Semistructured data has been the bane of my life, both as a person and as a CTO. Without hundreds of man-hours spent labelling, transforming, connecting, flattening and ingesting, it’s near-useless, but it’s everywhere. It’s almost all data.

What do I mean by semistructured? Anything that’s structured enough to want to be treated respectfully, searched reliably and ingested without mistakes, but isn’t structured enough to make any of those things easy.

This is almost all data I encounter. Large corporate excel sheets that run entire departments? Semistructured. PDFs with separate, important tables? Semistructured. Receipts from thousands of vendors? Semistructured.

JSON/CSV output from unwilling (legacy) products that don’t really want you to export their data? Semistructured.

50% of all engineering hours spent at Greywing were spent getting this data to a properly structured form - well typed, well named, normalized and foreign-key connected formats ingested into a modern database.

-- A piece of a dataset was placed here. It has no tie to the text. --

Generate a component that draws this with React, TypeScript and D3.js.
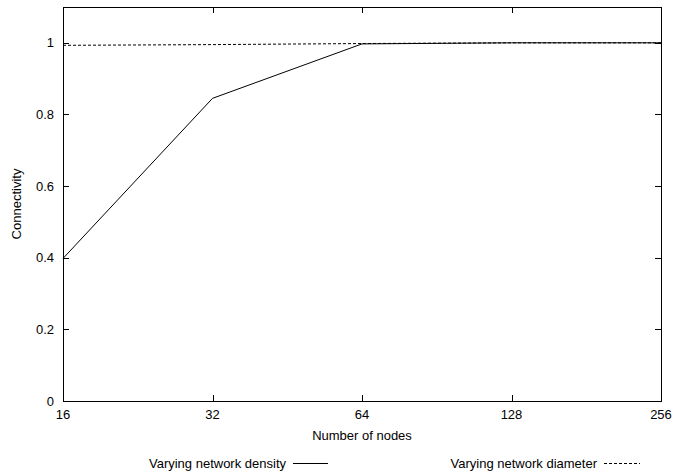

40% of all of my time spent coding for myself has been doing the same - to get my information back out of bank statements, health analytics, git logs, and so on.

Why?

Structured data is wonderful. Most of the problems of AI retrieval systems go away with well structured data. The last 20 years has had us get better and better at storing, indexing, retrieving and moving structured information around.

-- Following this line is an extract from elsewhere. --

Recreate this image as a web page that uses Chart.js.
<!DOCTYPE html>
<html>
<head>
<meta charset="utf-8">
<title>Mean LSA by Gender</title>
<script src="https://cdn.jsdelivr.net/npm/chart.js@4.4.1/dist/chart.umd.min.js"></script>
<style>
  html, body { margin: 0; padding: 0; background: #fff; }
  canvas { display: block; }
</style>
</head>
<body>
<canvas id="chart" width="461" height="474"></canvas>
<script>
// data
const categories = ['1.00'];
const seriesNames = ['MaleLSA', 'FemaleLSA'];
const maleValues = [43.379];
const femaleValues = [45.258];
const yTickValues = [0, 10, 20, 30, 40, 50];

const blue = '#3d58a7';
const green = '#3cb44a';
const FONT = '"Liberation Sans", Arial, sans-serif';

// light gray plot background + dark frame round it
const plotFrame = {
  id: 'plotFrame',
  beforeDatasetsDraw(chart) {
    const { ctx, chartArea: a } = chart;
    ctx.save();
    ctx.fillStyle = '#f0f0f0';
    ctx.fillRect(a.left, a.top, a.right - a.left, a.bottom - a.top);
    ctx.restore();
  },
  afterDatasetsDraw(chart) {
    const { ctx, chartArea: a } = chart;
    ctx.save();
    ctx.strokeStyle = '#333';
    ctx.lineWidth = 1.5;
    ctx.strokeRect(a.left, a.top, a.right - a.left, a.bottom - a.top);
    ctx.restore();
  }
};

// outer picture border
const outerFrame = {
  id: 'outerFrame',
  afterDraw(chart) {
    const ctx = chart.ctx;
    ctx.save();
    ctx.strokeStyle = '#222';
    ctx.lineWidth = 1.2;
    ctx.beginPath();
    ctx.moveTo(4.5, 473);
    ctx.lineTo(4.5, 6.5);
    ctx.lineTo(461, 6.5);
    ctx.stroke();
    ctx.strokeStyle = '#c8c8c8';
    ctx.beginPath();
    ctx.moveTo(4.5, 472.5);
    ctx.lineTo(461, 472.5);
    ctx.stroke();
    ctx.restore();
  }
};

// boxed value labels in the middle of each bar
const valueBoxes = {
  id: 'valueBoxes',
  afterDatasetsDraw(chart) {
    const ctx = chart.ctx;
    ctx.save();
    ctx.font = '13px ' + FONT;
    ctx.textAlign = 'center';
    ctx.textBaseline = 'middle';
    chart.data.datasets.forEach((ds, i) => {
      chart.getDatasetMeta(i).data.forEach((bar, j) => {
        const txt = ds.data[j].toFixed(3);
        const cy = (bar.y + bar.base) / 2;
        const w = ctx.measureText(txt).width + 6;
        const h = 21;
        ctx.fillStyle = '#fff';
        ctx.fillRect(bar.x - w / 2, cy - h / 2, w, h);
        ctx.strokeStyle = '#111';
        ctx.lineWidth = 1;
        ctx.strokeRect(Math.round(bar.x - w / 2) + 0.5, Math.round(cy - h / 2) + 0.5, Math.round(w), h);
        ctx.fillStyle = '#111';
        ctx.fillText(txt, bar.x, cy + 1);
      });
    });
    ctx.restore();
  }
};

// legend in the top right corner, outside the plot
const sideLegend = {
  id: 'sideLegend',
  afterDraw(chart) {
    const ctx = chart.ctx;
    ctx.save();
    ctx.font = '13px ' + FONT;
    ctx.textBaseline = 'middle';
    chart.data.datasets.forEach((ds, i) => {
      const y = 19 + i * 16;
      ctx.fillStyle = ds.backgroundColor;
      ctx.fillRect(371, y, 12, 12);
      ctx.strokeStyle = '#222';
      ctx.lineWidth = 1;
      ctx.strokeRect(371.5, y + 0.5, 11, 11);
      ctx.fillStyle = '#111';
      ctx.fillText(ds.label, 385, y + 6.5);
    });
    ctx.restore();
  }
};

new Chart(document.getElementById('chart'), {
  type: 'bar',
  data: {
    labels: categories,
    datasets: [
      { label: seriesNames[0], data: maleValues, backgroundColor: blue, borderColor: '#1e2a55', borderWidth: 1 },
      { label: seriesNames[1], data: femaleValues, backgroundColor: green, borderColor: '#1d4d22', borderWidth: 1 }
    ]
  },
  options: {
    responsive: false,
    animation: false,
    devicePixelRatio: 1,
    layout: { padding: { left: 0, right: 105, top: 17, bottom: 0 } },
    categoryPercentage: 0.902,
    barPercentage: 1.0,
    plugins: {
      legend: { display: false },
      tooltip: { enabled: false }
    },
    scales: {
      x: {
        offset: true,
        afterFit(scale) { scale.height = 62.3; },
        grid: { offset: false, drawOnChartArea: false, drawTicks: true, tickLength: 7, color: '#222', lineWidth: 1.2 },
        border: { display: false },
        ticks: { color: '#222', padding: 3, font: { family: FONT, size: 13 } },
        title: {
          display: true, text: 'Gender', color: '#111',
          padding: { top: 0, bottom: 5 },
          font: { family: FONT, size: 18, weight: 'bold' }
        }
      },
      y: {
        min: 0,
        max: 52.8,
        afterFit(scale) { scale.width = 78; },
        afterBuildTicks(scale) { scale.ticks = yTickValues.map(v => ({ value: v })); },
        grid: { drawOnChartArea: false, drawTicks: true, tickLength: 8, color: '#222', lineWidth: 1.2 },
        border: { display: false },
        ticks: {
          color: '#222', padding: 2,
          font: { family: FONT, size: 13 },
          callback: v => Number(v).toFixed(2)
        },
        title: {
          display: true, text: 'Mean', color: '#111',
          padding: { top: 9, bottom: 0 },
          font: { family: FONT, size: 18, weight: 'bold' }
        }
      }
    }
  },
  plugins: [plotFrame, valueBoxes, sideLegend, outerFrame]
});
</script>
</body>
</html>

Here are just some of the benefits in the AI space:

It’s scalable: You can store terabytes or petabytes of information without a problem.
It’s fast: Structured search can easily outperform vector search, both in speed and complexity.
No more hallucinations: Structured transformations and queries move the AI from a middleman that needs to regurgitate information to a ‘manager’, eliminating hallucinations entirely.
Inspectability: Queries and transformations are inspectable, instead of vector spaces that work, or don’t.
Privacy: Compliance becomes easier when you can hide the underlying data entirely from the AI.